Scientific classification
- Kingdom: Plantae
- Clade: Tracheophytes
- Clade: Angiosperms
- Clade: Monocots
- Order: Dioscoreales
- Family: Burmanniaceae
- Genus: Thismia
- Species: T. americana
- Binomial name: Thismia americana N.Pfeiff.
- Synonyms: Sarcosiphon americanus (N.Pfeiff.) Schltr.;

= Thismia americana =

- Genus: Thismia
- Species: americana
- Authority: N.Pfeiff.
- Conservation status: GH
- Synonyms: Sarcosiphon americanus

Species of plant

Thismia americana, known as thismia or banded Trinity, was a species of flowering plant that was first discovered in 1912 by Norma Etta Pfeiffer in the wetlands surrounding Chicago's Lake Calumet, and described by her in 1914. The type specimen was found in what was then a wet-mesic sand prairie at 119th Street and Torrence Avenue in what would become the industrial neighborhood of South Deering. The plant has not been seen since 1916, and the ground where it was observed has since been extensively altered by industrial development. The species is believed to be extinct. Several extensive searches have not uncovered any living specimens of the vanished species.

Although occasionally regarded as a hoax, preserved specimens exist. One was located in the Naturalis Biodiversity Center in the Netherlands in 2022. In the 1980s, one of Pfeiffer's specimens had been sent to the Utrecht herbarium, but it went missing after the collection moved to a new site in 2006. This was located when staff undertook delayed maintenance and curation during the COVID-19 epidemic.

==Life cycle==
Thismia americana drew interest from botanists because of its extremely specialized ecological niche. T. americana lacked chlorophyll. Instead of converting solar energy, the flowering plant was a mycoheterotroph, utilizing local fungi of the southern Lake Michigan wetlands for its nourishment. The plant enjoyed a short, shy life cycle above ground; in July, its roots would sprout a tiny flowering head, which produced a white flower the size of a pea.

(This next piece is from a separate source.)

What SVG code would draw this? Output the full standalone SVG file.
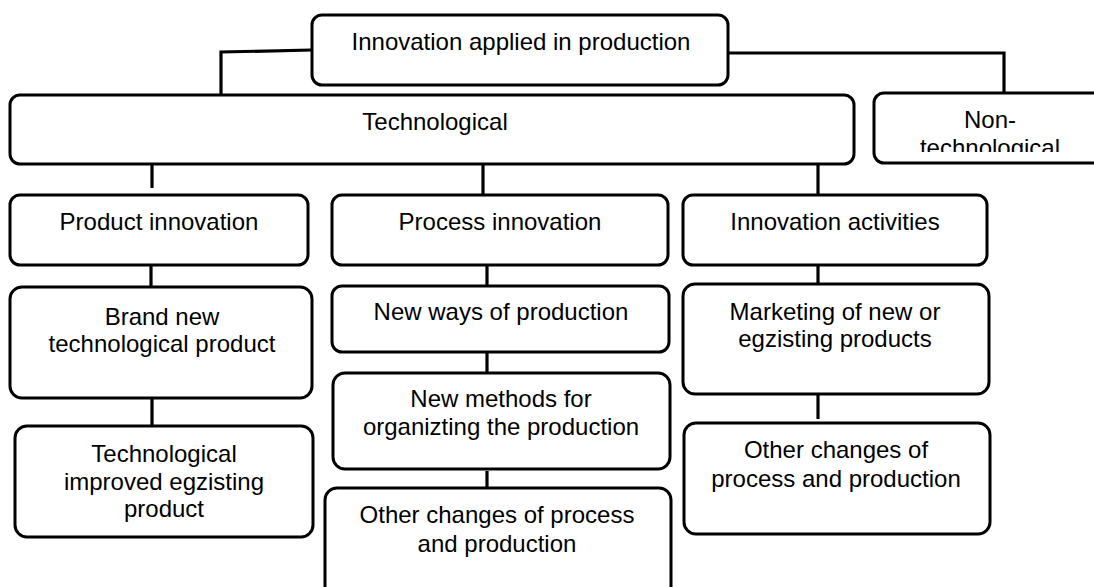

The description of Thismia americana was published by University of Chicago student Norma Etta Pfeiffer in the Botanical Gazette and reprinted in her doctoral thesis Morphology of Thismia americana. She became the first and only scientist to collect the species. By examining the plant's morphology, Pfeiffer determined that it was a species of the genus Thismia, a genus that at the time was believed to occur only in the Southern Hemisphere. No one knows how this isolated population survived in North America until historic times.